Recruited athletes make up 24 percent of the early decision class, marking a dip from the class of 2019, which was 26 percent athletes, Miller said.
Thirty-one percent of admits are racial minorities — the same percentage as last year.
Of the admitted students, 47 percent applied for financial aid.
Female admits make up the majority of the early decision class, at 55 percent of the admit pool.
The admitted students come from 38 states and 31 nations. Of the most represented states, New York, California, Massachusetts, New Jersey and Connecticut top the list, Miller said. China, India, the United Kingdom, Singapore and Canada are among the best-represented foreign countries.
Twenty-eight percent of admitted students hail from the mid-Atlantic region, and 21 percent are from New England. The Mountain and Pacific states account for 18 percent of the admit pool, the South 12 percent and the Midwest 9. The remaining 12 percent of admits are international.
Miller partly credits the increasing early decision acceptance rates to the fact that high schoolers and their parents start thinking about college much earlier than they have in the past.
Between 65,000 and 75,000 people visit the University every year, Miller said. More and more high schoolers visit during the winter or spring of their junior year — rather than the fall of their senior year — than the Admission Office had seen previously, he added.
Miller said that while most of the early decision applicants accept their spot — besides three or four students each year who have to reject their acceptance for financial reasons — the University will offer over 2,000 spaces for regular decision applicants.

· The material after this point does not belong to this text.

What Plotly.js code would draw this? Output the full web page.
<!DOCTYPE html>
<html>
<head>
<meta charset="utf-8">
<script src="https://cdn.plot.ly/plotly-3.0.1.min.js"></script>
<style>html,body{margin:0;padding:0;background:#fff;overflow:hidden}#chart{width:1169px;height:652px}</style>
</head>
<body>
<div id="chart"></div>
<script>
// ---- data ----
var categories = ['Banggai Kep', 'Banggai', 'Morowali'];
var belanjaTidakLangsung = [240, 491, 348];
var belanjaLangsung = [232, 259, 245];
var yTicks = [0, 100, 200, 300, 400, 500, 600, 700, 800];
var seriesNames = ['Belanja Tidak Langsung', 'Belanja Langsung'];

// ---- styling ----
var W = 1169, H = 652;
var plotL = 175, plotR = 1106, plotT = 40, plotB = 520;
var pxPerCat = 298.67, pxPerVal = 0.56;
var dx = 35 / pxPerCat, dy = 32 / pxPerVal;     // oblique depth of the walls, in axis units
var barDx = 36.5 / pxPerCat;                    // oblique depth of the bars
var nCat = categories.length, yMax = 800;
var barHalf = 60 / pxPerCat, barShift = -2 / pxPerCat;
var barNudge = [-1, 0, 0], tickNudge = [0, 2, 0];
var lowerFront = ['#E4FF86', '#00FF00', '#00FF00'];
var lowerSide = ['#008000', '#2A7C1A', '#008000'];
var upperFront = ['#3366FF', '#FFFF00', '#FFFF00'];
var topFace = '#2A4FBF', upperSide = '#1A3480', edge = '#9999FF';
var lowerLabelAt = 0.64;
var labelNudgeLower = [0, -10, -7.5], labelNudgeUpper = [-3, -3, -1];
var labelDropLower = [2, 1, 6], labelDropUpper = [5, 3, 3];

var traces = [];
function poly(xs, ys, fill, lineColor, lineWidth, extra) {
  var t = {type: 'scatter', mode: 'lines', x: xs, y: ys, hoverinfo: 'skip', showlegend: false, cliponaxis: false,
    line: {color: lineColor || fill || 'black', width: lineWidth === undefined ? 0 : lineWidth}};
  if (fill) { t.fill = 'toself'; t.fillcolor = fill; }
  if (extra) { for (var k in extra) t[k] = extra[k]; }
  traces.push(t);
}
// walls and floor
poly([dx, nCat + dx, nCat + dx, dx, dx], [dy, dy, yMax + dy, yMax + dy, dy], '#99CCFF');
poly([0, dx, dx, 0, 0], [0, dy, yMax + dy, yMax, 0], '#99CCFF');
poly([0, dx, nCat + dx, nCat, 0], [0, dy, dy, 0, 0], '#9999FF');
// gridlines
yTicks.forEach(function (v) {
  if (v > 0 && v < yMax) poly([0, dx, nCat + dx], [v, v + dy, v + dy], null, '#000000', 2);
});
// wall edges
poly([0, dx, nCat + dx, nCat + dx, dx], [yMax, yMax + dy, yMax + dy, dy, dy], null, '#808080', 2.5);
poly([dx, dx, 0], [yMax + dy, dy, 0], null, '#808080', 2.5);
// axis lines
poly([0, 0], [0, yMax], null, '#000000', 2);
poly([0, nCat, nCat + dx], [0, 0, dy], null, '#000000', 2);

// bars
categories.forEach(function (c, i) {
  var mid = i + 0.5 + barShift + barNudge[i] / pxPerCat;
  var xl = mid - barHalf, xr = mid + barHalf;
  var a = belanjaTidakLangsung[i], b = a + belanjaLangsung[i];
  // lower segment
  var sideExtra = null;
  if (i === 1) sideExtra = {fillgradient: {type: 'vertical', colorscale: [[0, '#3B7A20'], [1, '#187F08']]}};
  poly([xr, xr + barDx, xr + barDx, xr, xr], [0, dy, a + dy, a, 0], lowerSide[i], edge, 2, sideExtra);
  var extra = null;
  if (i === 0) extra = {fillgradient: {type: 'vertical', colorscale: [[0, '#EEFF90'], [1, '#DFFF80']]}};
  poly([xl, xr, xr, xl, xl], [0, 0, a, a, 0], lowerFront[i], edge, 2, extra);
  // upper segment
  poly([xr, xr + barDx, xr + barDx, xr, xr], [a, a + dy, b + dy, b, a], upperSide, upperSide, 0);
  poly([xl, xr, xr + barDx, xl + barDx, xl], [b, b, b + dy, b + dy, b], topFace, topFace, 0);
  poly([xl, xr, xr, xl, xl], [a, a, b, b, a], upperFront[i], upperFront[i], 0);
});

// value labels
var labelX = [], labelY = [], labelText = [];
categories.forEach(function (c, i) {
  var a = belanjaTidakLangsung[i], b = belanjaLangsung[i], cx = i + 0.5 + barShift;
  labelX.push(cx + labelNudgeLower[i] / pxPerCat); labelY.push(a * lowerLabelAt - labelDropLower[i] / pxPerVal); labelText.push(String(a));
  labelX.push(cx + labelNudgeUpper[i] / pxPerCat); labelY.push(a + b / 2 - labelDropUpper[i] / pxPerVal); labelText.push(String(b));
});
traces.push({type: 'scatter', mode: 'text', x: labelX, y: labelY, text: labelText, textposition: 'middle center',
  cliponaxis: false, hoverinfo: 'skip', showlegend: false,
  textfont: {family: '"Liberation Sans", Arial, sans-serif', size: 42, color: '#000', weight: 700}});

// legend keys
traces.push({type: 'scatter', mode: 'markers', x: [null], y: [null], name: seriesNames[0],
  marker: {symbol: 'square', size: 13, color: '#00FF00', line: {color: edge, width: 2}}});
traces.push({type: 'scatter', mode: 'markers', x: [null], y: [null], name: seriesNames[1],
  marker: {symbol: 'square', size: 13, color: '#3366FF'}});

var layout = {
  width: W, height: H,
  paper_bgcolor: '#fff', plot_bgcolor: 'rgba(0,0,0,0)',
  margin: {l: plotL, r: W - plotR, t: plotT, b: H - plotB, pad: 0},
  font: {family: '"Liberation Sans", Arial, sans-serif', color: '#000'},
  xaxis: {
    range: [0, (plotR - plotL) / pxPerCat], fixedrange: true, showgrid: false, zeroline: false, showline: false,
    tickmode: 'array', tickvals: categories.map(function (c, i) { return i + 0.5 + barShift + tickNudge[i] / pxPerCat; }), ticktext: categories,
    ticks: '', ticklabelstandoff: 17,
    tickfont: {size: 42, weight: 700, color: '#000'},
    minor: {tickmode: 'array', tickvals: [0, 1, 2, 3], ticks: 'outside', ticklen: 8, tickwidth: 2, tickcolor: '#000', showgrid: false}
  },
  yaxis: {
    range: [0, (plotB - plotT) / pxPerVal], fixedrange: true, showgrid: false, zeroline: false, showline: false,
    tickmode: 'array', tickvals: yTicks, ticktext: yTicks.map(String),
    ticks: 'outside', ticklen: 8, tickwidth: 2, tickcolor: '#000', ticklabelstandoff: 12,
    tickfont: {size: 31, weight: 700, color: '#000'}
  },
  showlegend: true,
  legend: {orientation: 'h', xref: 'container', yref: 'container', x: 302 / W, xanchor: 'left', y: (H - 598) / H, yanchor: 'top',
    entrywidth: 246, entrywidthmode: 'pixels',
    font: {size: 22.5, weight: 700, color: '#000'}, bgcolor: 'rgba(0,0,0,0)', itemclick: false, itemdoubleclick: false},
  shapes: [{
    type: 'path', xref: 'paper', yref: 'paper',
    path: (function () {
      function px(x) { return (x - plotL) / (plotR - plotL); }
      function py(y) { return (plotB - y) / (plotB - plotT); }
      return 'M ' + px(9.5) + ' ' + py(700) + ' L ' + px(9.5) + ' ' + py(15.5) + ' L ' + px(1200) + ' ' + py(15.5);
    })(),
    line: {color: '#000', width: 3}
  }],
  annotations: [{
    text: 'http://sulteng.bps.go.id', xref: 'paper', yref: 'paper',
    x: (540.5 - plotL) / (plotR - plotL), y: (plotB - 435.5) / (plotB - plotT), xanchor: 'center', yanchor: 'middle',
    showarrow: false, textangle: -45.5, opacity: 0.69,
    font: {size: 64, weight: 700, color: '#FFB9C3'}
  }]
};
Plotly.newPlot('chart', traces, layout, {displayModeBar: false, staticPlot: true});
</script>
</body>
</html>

The University expects 30,000 regular decision applicants, he added.
Aaron Cooper ’20, of Winston-Salem, North Carolina, said that he is excited to join Brown’s “free-spirited, open-minded, yet rigorous” community. With a background in social activism, Cooper applied as a political science and ethnic studies concentrator.

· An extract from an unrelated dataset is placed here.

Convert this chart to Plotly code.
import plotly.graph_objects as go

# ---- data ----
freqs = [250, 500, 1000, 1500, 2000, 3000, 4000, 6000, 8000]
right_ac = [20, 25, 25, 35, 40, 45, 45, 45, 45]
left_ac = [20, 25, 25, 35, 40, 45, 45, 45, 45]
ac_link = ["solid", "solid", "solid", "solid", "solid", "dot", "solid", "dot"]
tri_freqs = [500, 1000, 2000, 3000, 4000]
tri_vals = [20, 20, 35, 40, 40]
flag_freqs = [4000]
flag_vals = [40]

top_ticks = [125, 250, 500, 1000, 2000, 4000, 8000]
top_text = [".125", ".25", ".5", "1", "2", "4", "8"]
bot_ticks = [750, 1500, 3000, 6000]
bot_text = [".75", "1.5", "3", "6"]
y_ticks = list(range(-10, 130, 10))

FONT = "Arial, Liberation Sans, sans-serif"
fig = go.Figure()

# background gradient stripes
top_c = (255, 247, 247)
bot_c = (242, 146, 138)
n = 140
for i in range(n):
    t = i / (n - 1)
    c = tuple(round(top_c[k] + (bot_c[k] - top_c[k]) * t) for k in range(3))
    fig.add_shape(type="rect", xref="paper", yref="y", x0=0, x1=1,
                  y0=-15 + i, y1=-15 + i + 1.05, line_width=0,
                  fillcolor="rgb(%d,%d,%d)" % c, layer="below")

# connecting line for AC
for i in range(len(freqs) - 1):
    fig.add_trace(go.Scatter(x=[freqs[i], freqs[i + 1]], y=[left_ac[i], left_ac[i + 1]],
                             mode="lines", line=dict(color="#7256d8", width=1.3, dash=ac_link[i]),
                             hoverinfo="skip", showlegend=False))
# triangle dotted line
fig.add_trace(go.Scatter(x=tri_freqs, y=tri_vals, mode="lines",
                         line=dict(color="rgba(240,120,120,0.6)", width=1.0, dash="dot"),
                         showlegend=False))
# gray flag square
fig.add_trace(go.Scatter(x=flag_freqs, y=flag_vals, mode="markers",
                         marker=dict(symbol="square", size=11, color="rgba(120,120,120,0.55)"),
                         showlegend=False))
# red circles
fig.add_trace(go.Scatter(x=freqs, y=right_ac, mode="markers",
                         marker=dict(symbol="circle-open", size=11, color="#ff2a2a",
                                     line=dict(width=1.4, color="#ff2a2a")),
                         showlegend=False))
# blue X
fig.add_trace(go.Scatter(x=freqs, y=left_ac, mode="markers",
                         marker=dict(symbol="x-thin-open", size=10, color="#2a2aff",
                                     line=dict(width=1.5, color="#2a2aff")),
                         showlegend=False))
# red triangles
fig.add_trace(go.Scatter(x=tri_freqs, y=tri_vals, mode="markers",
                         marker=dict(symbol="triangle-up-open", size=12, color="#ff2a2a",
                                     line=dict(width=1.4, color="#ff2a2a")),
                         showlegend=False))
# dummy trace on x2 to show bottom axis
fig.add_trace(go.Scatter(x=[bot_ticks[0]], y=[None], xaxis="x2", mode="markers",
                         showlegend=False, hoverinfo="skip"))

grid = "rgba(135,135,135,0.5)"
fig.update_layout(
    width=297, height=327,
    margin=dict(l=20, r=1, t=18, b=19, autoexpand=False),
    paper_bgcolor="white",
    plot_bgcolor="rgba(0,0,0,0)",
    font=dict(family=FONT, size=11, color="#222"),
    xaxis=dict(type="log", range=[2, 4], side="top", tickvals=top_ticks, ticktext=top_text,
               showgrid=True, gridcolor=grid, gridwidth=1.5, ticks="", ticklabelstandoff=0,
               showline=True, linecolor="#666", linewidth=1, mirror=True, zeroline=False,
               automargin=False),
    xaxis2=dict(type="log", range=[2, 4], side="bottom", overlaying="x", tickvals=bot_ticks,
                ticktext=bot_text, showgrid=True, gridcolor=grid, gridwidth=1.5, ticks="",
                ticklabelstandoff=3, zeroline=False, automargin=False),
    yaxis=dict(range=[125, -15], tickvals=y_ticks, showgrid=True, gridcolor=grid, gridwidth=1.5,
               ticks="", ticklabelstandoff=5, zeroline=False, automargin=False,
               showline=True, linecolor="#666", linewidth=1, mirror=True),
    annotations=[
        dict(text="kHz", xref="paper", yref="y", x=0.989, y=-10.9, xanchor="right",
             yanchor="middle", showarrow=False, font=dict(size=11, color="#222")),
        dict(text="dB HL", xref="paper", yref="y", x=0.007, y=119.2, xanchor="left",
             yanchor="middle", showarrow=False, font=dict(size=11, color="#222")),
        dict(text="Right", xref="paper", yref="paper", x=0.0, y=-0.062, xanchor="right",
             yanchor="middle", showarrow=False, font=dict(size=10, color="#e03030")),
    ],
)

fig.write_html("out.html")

“This was the longest day in my entire life,” he said. “I kept refreshing my page. At 4:55 p.m. I was definitely lacking oxygen. When the clock turned to 5 p.m., I refreshed the page and just saw ‘Congratulations!’ I ran out of the house so fast,” he said, “I nearly locked myself out.”
“I was really anxious all day and kind of psyched myself out, so when I got the letter … I was ecstatic,” said Jacob Stanton ’20 of East Lansing, Michigan. “It feels great for the process to finally be over, and I feel like I can relax now I know where I’ll be heading.”
Stanton said the open curriculum and welcoming environment of Brown’s athletics drew him to the University. He hopes to walk onto the cross country team in the fall.
“The coach seemed to care about me,” Stanton said. “I feel that he can help me develop into a better runner.”
Correction: A previous version of this article stated that 30 percent of admits are racial minorities. In fact, 31 are racial minorities. A previous version of this article also stated that Jacob Stanton was recruited for the cross country and track team. In fact, he hopes to walk onto the team in the fall. The Herald regrets the errors.